I’m quite cautious and I have given serious consideration to all of the different options here, but I don’t think that SOPS would quite solve my problem. I have devices in my network which I do not entirely trust (i.e. VPS servers with public-facing services and IoT devices), and if one of these were compromised then waltmck-cakey.pem would be readable. If I were to actually treat it as a secret, I would need to store it as state on some trusted device I control and manually sign/deploy leaf certs to new devices as I bring them online. This would be more maintenance burden than is justified by the benefits of using TLS.
That said, surely you could just do that? Do browsers reject certificates where the CA doesn’t limit itself to a TLD these days? AIUI that is an extension and it should be perfectly possible to just claim random names and have that be signed by your CA, as long as you trust that cert (and you don’t explicitly limit your CA like you do now) browsers should have no issue with this.

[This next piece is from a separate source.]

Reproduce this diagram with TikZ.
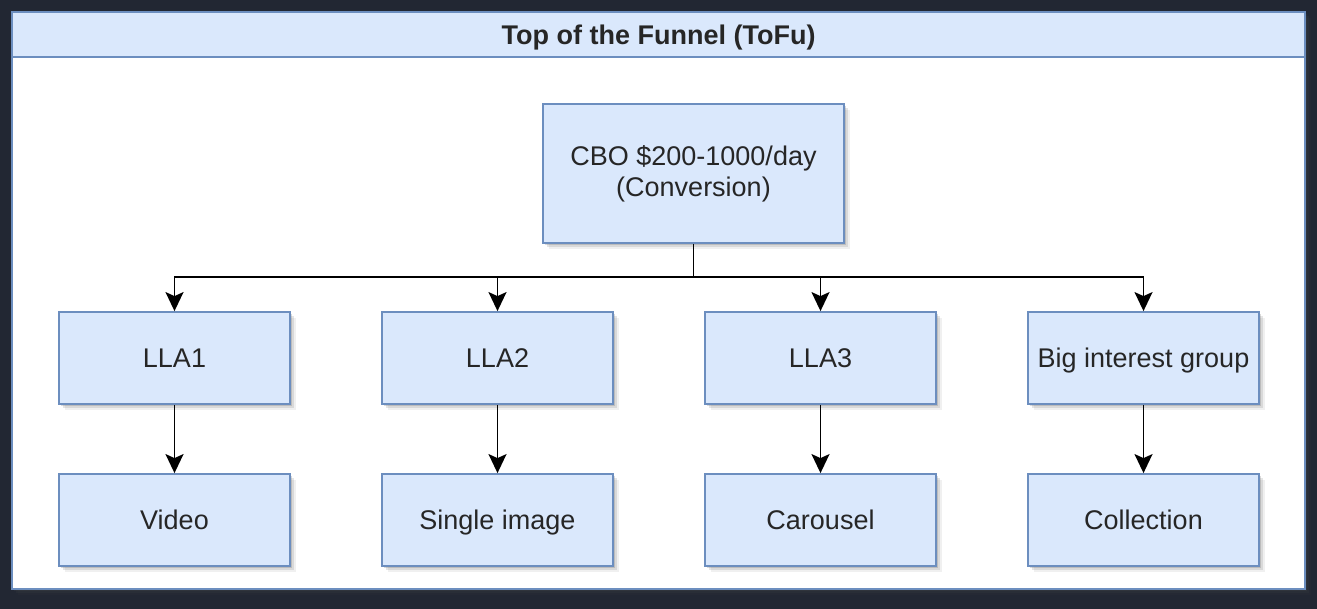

I could create and trust a CA that doesn’t limit itself to a TLD. However, that is a massive security hole: anyone who steals it could spoof google.com to any of my devices. Even if I restricted it to my VPN’s IP range, it would still be a bad idea: then anyone who compromises one of my devices and the root cert could spoof google.com to point to the stolen device and MITM from there.
drop the permitted;DNS:.vpn in your CA, replace it with specific permitted claims for all your hostnames, and add subjectAltName = DNS:${hostname} to your certs (aside: are spaces allowed in there?). Maybe claim the CN for that hostname and drop the .vpn altogether.
This is the method that I originally considered. The reason I gave up on it is because it means that every time I add a new device to my network, I would have to manually generate a new root cert and re-sign all of my devices’ leaf certs. This would actually still be acceptable if it could be done programmatically (i.e. I write a derivation for a root cert given a list of hostnames), but that would require the root certificate generation be reproducible (so that the same root cert is trusted by all of my devices). I explored that pathway a little bit, but it ended up being too cursed even for me.
As an aside, if you can accept a shared TLD of some sort, you could set up mDNS and use .local. This would save you the maintenance effort of hard-coded hostnames, and seems more appropriate for this kind of mesh VPN than raw hostnames IMO, I don’t think saving 6 characters is worth all the subverting networking standards you’re doing.
Yeah, mDNS is great, and theat is what I did before switching to NixOS. But if I already know the IP ↔ hostname mapping ahead of time, why introduce an additional point of failure?